▶

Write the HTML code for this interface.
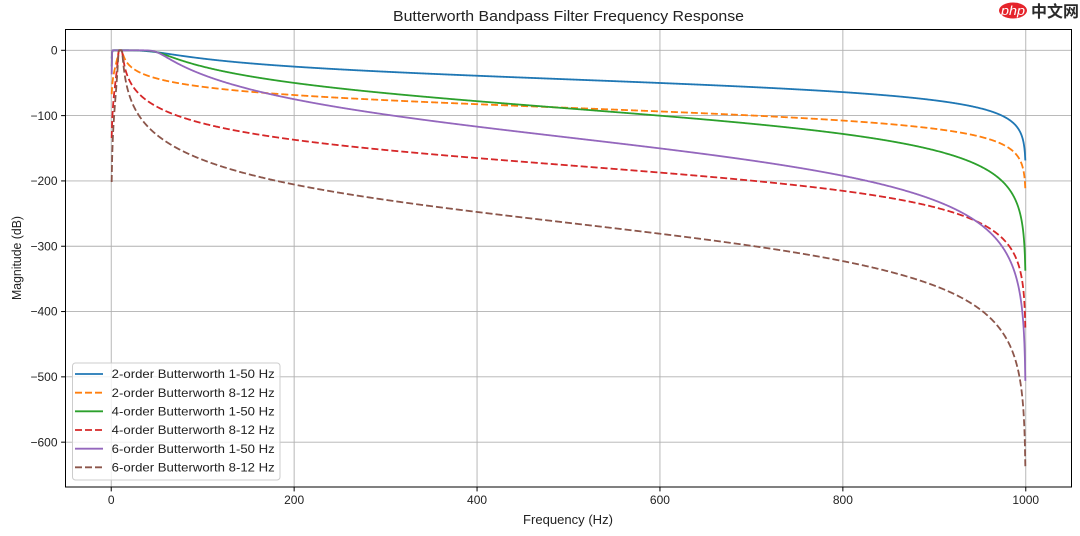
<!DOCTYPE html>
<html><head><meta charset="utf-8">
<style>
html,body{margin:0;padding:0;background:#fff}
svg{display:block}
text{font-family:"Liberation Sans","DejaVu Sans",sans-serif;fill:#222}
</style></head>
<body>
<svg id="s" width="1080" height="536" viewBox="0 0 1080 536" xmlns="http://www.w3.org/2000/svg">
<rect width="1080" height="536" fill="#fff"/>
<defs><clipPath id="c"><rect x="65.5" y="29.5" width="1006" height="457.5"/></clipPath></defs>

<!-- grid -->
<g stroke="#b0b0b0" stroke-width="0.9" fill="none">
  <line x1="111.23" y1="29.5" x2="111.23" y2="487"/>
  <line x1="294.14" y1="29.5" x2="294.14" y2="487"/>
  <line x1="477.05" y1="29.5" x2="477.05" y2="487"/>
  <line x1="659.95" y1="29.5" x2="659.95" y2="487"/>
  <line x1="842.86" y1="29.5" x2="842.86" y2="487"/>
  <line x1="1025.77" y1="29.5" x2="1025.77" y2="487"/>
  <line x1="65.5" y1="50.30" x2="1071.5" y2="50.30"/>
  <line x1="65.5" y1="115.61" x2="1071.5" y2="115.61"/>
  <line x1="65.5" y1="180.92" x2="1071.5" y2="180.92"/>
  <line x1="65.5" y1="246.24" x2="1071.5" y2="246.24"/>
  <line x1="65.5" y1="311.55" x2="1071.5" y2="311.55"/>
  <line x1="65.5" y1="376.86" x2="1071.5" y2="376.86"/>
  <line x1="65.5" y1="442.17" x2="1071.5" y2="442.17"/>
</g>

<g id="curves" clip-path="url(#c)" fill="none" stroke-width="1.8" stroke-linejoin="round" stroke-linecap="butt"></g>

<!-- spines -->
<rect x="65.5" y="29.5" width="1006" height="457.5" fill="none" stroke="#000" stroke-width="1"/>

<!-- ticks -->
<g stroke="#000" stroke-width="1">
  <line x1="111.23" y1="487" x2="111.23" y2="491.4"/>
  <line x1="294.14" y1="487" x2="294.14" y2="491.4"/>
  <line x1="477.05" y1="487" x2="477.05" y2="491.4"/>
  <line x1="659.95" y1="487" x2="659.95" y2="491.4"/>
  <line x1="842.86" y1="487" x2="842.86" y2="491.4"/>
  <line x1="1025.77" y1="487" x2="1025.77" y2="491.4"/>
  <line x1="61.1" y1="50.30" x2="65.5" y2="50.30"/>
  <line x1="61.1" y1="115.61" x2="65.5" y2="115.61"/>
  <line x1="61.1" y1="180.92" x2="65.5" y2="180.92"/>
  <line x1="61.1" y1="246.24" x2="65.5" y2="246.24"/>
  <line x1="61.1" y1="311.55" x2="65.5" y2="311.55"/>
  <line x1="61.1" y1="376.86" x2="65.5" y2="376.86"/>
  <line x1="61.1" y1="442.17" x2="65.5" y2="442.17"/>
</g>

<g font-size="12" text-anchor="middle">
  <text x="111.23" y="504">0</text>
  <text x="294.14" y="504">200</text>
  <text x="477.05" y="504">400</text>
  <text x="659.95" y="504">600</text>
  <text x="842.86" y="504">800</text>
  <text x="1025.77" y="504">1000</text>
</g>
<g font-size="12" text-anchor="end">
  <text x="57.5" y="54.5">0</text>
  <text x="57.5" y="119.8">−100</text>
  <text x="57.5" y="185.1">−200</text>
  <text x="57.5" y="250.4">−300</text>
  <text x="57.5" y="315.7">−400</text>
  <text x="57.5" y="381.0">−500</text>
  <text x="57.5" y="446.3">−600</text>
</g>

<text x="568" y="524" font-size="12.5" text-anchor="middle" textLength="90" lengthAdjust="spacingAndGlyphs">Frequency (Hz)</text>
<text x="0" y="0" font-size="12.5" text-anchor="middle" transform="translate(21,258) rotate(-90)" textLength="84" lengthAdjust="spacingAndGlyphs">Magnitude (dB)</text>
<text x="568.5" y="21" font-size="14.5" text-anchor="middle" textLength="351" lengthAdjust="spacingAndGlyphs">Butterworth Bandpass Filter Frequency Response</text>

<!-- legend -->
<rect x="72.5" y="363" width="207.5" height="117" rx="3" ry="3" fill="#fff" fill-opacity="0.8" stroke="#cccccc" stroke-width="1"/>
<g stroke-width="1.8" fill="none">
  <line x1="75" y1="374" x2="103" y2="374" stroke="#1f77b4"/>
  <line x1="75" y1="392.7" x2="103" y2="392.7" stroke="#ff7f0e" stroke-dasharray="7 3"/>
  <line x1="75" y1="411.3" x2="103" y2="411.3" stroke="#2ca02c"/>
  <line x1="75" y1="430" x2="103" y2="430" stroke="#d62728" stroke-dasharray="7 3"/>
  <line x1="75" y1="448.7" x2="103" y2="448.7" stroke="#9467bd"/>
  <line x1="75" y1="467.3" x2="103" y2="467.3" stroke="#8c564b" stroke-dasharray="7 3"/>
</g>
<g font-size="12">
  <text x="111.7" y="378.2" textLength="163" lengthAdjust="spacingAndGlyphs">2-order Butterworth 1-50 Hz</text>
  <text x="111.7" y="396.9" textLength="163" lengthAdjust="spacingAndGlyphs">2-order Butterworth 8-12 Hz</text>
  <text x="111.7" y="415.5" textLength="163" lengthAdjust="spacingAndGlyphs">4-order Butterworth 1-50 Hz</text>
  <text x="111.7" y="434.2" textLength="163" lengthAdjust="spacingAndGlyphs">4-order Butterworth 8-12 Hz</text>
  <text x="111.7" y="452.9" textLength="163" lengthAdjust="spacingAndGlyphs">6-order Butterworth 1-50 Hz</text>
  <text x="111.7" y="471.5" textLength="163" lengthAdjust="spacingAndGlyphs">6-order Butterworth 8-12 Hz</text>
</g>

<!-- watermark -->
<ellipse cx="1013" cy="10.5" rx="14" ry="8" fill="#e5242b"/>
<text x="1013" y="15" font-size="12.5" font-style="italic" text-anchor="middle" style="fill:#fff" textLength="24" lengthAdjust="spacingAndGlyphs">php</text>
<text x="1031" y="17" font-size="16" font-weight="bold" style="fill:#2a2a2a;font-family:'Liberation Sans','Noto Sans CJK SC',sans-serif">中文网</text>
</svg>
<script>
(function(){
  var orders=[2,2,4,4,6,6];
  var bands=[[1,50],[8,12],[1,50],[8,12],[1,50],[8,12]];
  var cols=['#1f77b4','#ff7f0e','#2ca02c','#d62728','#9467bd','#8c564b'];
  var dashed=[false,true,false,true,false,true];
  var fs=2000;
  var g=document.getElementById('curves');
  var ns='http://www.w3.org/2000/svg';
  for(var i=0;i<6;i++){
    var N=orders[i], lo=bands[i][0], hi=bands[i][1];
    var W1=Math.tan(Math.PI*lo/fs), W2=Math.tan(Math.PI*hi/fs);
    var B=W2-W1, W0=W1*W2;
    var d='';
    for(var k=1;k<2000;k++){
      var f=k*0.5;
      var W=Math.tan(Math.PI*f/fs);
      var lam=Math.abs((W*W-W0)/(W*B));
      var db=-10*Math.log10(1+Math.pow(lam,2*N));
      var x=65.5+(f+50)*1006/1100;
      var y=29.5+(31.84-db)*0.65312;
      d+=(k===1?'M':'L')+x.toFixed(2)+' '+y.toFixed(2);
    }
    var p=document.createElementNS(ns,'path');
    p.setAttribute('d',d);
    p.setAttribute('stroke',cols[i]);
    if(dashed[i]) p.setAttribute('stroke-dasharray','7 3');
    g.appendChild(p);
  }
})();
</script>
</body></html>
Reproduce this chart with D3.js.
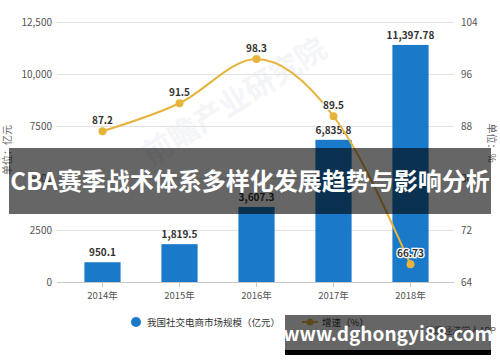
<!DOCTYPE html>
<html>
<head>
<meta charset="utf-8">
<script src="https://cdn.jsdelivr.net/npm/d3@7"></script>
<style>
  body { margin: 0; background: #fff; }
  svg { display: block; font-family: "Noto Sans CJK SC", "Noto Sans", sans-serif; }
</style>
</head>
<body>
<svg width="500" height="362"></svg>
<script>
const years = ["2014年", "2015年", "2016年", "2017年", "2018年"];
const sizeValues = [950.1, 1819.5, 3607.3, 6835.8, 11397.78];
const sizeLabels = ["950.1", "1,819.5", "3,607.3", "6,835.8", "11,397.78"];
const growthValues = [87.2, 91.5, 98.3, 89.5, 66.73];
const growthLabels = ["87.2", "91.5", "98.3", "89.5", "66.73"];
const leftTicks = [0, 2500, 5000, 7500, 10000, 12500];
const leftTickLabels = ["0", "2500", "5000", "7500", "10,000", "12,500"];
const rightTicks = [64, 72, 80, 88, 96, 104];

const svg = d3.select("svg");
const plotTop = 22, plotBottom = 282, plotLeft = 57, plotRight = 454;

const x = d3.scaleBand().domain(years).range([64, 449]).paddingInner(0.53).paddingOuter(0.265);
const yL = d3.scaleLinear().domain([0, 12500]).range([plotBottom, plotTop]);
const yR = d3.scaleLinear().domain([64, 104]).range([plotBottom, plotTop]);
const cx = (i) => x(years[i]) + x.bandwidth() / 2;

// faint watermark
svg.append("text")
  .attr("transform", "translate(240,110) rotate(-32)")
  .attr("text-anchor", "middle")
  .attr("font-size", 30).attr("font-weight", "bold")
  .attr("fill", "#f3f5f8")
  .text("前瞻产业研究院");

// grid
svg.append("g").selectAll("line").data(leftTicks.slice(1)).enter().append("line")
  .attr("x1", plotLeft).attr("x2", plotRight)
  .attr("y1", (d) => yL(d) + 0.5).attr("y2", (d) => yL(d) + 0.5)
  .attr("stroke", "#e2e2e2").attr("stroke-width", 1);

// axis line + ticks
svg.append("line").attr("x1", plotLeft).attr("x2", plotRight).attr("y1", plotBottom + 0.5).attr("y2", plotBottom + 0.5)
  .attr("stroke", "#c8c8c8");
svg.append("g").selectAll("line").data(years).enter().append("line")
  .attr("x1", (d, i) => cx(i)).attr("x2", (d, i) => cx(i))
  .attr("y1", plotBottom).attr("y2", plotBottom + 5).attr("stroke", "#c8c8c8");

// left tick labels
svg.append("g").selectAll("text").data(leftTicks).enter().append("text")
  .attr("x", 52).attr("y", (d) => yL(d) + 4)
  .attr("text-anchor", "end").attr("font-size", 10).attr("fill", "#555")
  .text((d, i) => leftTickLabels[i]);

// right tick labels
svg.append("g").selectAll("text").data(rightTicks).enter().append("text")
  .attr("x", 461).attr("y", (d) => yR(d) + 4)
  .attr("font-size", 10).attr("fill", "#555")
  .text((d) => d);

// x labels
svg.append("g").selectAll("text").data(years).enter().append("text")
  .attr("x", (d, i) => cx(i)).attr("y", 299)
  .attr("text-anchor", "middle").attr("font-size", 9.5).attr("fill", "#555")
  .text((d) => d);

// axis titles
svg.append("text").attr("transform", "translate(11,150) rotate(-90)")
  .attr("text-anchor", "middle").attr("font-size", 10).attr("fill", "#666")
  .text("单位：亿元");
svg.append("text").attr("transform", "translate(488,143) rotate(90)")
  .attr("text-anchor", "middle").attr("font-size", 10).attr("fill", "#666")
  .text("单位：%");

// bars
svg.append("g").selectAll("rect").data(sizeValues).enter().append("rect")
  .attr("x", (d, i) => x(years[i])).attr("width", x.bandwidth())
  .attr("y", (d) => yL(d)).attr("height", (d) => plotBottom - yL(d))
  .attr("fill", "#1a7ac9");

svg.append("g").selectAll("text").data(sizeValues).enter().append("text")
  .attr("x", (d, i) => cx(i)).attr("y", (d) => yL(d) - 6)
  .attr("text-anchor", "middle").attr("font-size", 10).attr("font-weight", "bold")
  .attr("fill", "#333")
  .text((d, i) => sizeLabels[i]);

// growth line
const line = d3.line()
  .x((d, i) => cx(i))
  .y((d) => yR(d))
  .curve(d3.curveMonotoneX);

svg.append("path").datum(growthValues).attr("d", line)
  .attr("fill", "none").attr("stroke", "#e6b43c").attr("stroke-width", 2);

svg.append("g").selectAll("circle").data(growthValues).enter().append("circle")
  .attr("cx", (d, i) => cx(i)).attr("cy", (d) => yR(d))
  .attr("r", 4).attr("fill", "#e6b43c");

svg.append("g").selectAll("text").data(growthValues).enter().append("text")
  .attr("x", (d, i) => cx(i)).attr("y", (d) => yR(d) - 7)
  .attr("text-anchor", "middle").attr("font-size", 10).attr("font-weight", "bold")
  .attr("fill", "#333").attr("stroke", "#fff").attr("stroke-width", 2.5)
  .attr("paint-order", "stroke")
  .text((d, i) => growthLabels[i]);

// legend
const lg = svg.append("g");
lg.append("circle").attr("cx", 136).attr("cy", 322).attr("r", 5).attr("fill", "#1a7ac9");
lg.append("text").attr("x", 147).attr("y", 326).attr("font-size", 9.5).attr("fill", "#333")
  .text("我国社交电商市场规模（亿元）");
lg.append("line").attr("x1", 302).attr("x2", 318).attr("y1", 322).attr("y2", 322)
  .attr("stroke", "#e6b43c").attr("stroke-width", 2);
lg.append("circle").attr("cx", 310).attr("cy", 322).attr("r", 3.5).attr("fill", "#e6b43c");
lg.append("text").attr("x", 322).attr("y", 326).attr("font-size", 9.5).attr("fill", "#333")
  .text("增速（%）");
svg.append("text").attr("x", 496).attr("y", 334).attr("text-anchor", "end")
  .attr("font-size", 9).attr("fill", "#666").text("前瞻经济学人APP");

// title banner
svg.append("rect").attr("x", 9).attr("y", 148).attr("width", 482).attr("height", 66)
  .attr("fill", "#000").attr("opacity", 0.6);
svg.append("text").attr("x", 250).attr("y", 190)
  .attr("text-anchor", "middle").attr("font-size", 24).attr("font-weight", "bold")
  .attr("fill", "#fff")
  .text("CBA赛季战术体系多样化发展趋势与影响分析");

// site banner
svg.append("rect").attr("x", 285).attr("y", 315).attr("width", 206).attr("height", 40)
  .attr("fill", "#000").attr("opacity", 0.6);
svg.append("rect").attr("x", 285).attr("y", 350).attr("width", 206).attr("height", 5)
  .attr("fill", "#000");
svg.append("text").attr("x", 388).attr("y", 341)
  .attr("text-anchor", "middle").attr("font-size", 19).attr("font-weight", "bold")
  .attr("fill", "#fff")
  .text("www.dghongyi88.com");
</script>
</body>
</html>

◀

◆ EXERCISE
In the listing above, find the line with "Reproduce this chart with D3.js." and the line with "const plotTop = 22, plotBottom". Set down exactly those lines and everything between them, skipping pictures.

◆ CORRECT ANSWER
Reproduce this chart with D3.js.
<!DOCTYPE html>
<html>
<head>
<meta charset="utf-8">
<script src="https://cdn.jsdelivr.net/npm/d3@7"></script>
<style>
  body { margin: 0; background: #fff; }
  svg { display: block; font-family: "Noto Sans CJK SC", "Noto Sans", sans-serif; }
</style>
</head>
<body>
<svg width="500" height="362"></svg>
<script>
const years = ["2014年", "2015年", "2016年", "2017年", "2018年"];
const sizeValues = [950.1, 1819.5, 3607.3, 6835.8, 11397.78];
const sizeLabels = ["950.1", "1,819.5", "3,607.3", "6,835.8", "11,397.78"];
const growthValues = [87.2, 91.5, 98.3, 89.5, 66.73];
const growthLabels = ["87.2", "91.5", "98.3", "89.5", "66.73"];
const leftTicks = [0, 2500, 5000, 7500, 10000, 12500];
const leftTickLabels = ["0", "2500", "5000", "7500", "10,000", "12,500"];
const rightTicks = [64, 72, 80, 88, 96, 104];

const svg = d3.select("svg");
const plotTop = 22, plotBottom = 282, plotLeft = 57, plotRight = 454;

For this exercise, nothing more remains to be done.